Ever resourceful, Chanhpheng swiftly used the occasion of Sam’s birth to promote herself from occasional housecleaner to afternoon baby-sitter—at her house. I was a work-at-home mom, she lived only a few blocks from me, and she had to be home with Adam in the afternoons anyway. The deal was struck before my husband had time to quibble over her salary. Soon enough, Sam was speaking a smattering of Laotian and even asking for kao (“rice”) at mealtimes. (“If you sing at the table,” he told me, quoting a lesson from Chanhpheng’s school of table manners, “you’ll have an old wife.”) When he began going to preschool several mornings a week, the teachers praised his sharing skills, a quality I immediately attributed to his exposure to the Lianekeos. American kids seem to learn (and claim) property rights almost before they learn to talk, but Chanhpheng and her family were, for cultural and economic reasons, more communal and less acquisitive. I congratulated myself on my instinct to hire Chanhpheng and gladly accepted the one small price for my success: Given a choice of social contacts, Sam almost always chose Adam.
Wiry and athletic with, for many years, an abbreviated fade haircut, Adam was a far cry from his two older sisters. Where Annie and Anna were the archetypal Asian children—poised, articulate, inquisitive, and self-effacing—Adam was unruly and, well, a bit of a slob. As a toddler he stained the upholstery with his milk bottle and broke items that were not placed beyond his reach. As the only male child in the family, he carried with him an air of privilege. He was, in short, a typical boy—which made him an early and primary object of Sam’s adoration. “How about a trip to the zoo with Natalie?” we would ask him. “Uh-uh. Adam,” Sam would reply.
“Frederick?”
“Adam.”
“Cody?”
“Adam, Adam, Adam.”
How could we object?
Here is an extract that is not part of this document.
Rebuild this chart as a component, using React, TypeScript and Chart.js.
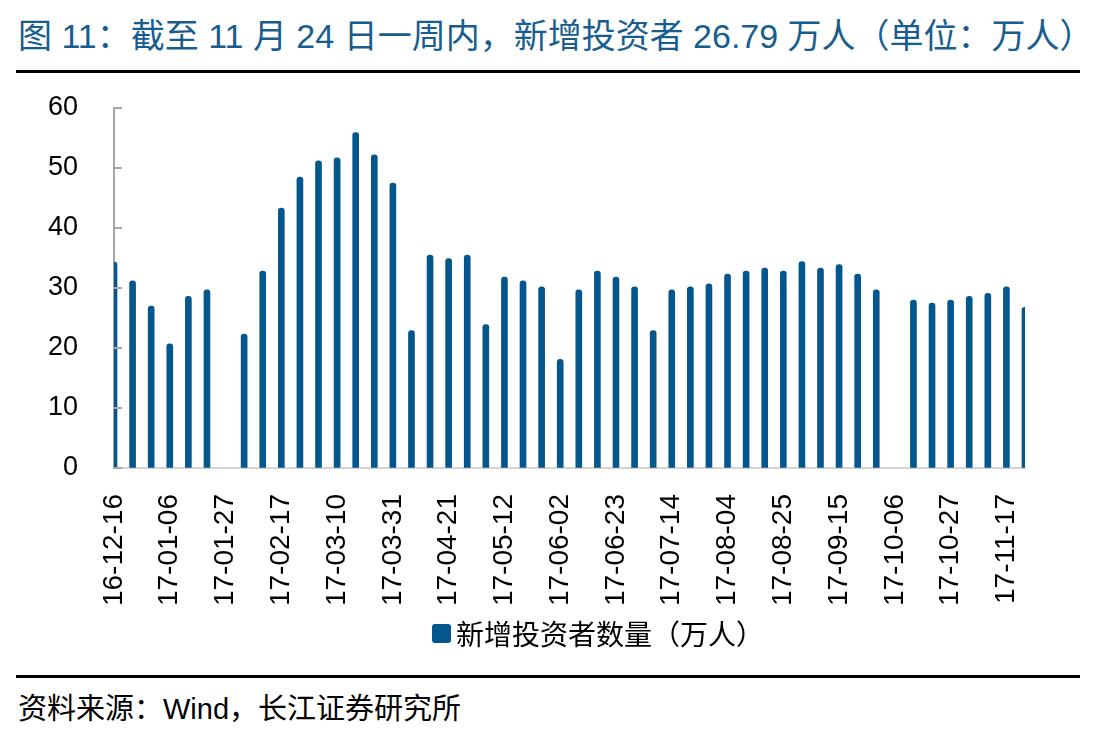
import React, { useEffect, useRef } from "react";
import { Chart, registerables } from "chart.js";

Chart.register(...registerables);

const categories: string[] = [
  "16-12-16", "16-12-23", "16-12-30", "17-01-06", "17-01-13", "17-01-20", "17-01-27",
  "17-02-03", "17-02-10", "17-02-17", "17-02-24", "17-03-03", "17-03-10", "17-03-17",
  "17-03-24", "17-03-31", "17-04-07", "17-04-14", "17-04-21", "17-04-28", "17-05-05",
  "17-05-12", "17-05-19", "17-05-26", "17-06-02", "17-06-09", "17-06-16", "17-06-23",
  "17-06-30", "17-07-07", "17-07-14", "17-07-21", "17-07-28", "17-08-04", "17-08-11",
  "17-08-18", "17-08-25", "17-09-01", "17-09-08", "17-09-15", "17-09-22", "17-09-29",
  "17-10-06", "17-10-13", "17-10-20", "17-10-27", "17-11-03", "17-11-10", "17-11-17",
  "17-11-24",
];

const newInvestors: (number | null)[] = [
  34.3, 31.2, 27.0, 20.7, 28.6, 29.7, null,
  22.3, 32.8, 43.3, 48.5, 51.2, 51.7, 55.9,
  52.2, 47.5, 22.9, 35.5, 34.9, 35.5, 23.9,
  31.8, 31.2, 30.2, 18.1, 29.7, 32.8, 31.8,
  30.2, 22.9, 29.7, 30.2, 30.7, 32.3, 32.8,
  33.3, 32.8, 34.4, 33.3, 33.9, 32.3, 29.7,
  null, 28.0, 27.5, 28.0, 28.6, 29.1, 30.2,
  26.79,
];

const yMin = 0;
const yMax = 60;
const yStep = 10;
const labelEvery = 3;

const titleText = "图 11：截至 11 月 24 日一周内，新增投资者 26.79 万人（单位：万人）";
const seriesName = "新增投资者数量（万人）";
const sourceText = "资料来源：Wind，长江证券研究所";

const BAR_COLOR = "#04578c";
const AXIS_GRAY = "#a6a6a6";
const FONT = "'Liberation Sans', Arial, 'Noto Sans CJK SC', sans-serif";

const innerTicks = {
  id: "innerTicks",
  afterDraw(chart: any) {
    const ys = chart.scales.y;
    const { left } = chart.chartArea;
    const ctx = chart.ctx;
    ctx.save();
    ctx.strokeStyle = AXIS_GRAY;
    ctx.lineWidth = 2;
    ys.ticks.forEach((t: any) => {
      const py = Math.round(ys.getPixelForValue(t.value));
      ctx.beginPath();
      ctx.moveTo(left - 1, py);
      ctx.lineTo(left + 8, py);
      ctx.stroke();
    });
    ctx.restore();
  },
};

export default function App() {
  const canvasRef = useRef<HTMLCanvasElement | null>(null);

  useEffect(() => {
    if (!canvasRef.current) return;
    const chart = new Chart(canvasRef.current, {
      type: "bar",
      data: {
        labels: categories,
        datasets: [
          {
            label: seriesName,
            data: newInvestors,
            backgroundColor: BAR_COLOR,
            borderWidth: 0,
            barThickness: 6,
            borderRadius: 3,
            borderSkipped: "start",
          },
        ],
      },
      options: {
        animation: false,
        responsive: false,
        maintainAspectRatio: false,
        layout: { padding: { left: 0, right: 74, top: 28, bottom: 12 } },
        plugins: {
          legend: { display: false },
          tooltip: { enabled: false },
          title: { display: false },
        },
        scales: {
          x: {
            type: "category",
            offset: false,
            grid: { display: true, drawOnChartArea: false, drawTicks: false },
            border: { display: true, color: "#d4d4d4", width: 2 },
            ticks: {
              autoSkip: false,
              minRotation: 90,
              maxRotation: 90,
              padding: 26,
              color: "#000",
              font: { size: 28, family: FONT },
              callback: (_v: any, i: number) => (i % labelEvery === 0 ? categories[i] : ""),
            },
            afterFit: (scale: any) => {
              scale.height = 140;
            },
          },
          y: {
            min: yMin,
            max: yMax,
            grid: { display: true, drawOnChartArea: false, drawTicks: false },
            border: { display: true, color: AXIS_GRAY, width: 2 },
            ticks: {
              stepSize: yStep,
              padding: 36,
              color: "#000",
              font: { size: 27, family: FONT },
            },
            afterFit: (scale: any) => {
              scale.width = 114;
              scale.paddingTop = 0;
              scale.paddingBottom = 0;
            },
          },
        },
      },
      plugins: [innerTicks],
    });
    return () => chart.destroy();
  }, []);

  return (
    <div
      style={{
        position: "fixed",
        left: 0,
        top: 0,
        width: 1099,
        height: 744,
        background: "#fff",
        overflow: "hidden",
        fontFamily: FONT,
      }}
    >
      <div
        style={{
          position: "absolute",
          left: 18,
          top: 15,
          fontSize: 34,
          lineHeight: "42px",
          color: "#185d8f",
          whiteSpace: "nowrap",
          fontFamily: FONT,
        }}
      >
        {titleText}
      </div>
      <div style={{ position: "absolute", left: 16, top: 70, width: 1064, height: 3, background: "#000" }} />
      <canvas
        ref={canvasRef}
        width={1099}
        height={540}
        style={{ position: "absolute", left: 0, top: 80, width: 1099, height: 540 }}
      />
      <div
        style={{
          position: "absolute",
          left: 432,
          top: 614,
          height: 38,
          display: "flex",
          alignItems: "center",
          whiteSpace: "nowrap",
        }}
      >
        <span
          style={{
            display: "inline-block",
            width: 19,
            height: 19,
            borderRadius: 3,
            background: BAR_COLOR,
            marginRight: 5,
          }}
        />
        <span style={{ fontSize: 28, color: "#000", fontFamily: FONT }}>{seriesName}</span>
      </div>
      <div style={{ position: "absolute", left: 16, top: 675, width: 1064, height: 3, background: "#000" }} />
      <div
        style={{
          position: "absolute",
          left: 18,
          top: 690,
          fontSize: 29,
          lineHeight: "38px",
          color: "#000",
          whiteSpace: "nowrap",
          fontFamily: FONT,
        }}
      >
        {sourceText}
      </div>
    </div>
  );
}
They had been together for most of Adam’s life and all of Sam’s. When I was not hovering over the two of them, they played quietly together at whatever game a two-year-old and a four-year-old, and then a three-year-old and a five-year-old, could dream up. They buried treasure in the back yard. They floated feathers over the air conditioning vents. They opened a restaurant on the front porch. If Adam was shy with us, he was patient and kind with Sam, willing to share the finer points of Super Mario ad infinitum. When Sam had to get allergy shots for his asthma, it was Adam who cried the most. When Sam jumped into a swimming pool after being forbidden to do so, Adam swam for him as fast as I did. Sometimes I thought of him as Sam’s bodyguard. “Sam looks weird with glasses,” the child of a friend of ours taunted. “No, he doesn’t,” Adam insisted. In short, he won me over. And, not so coincidentally, he increased my opportunities to play the benevolent American.